A rebel military commander in Syria is reported to have been wounded by a bomb blast in Deir al-Zour province.
Activists said a device exploded next to a car in which Col Riad al-Asaad, long head of the Free Syrian Army (FSA), was travelling in Mayadeen.
There were conflicting reports about his fate, but an FSA spokesman told BBC Arabic that he had lost a leg.
Col Asaad once led the armed rebellion against President Bashar al-Assad, but his position was gradually superseded.
In December, more than 260 leaders of the main FSA units from across Syria agreed at a meeting in Antalya to a unified command structure.
They elected a 30-member Supreme Military Council (SMC), which then chose Gen Salim Idriss as the new chief of staff.
Col Asaad said he had not been invited to the meeting by the foreign powers which organised it, adding: “They want people who obey orders.”
The former Syrian Air Force commander, who defected in July 2011, nevertheless remained a prominent figure in the armed uprising, regularly appearing with rebel fighters on the ground in Syria.
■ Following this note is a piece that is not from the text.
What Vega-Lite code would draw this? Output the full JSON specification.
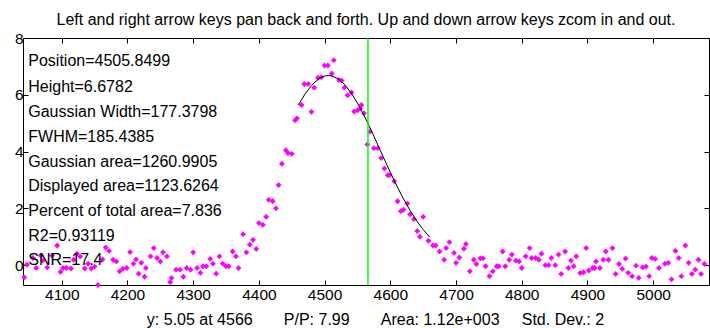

The Syrian Observatory for Human Rights, a UK-based activist group, reported that Col Asaad had been conducting a tour of the eastern town of Mayadeen on Sunday night when a bomb exploded near his car, wounding him in the leg.
An FSA spokesman confirmed to BBC Arabic that Col Asaad had lost the leg.
A relative told the AFP news agency that he had been transferred to a hospital in Turkey for treatment. His condition is reportedly stable.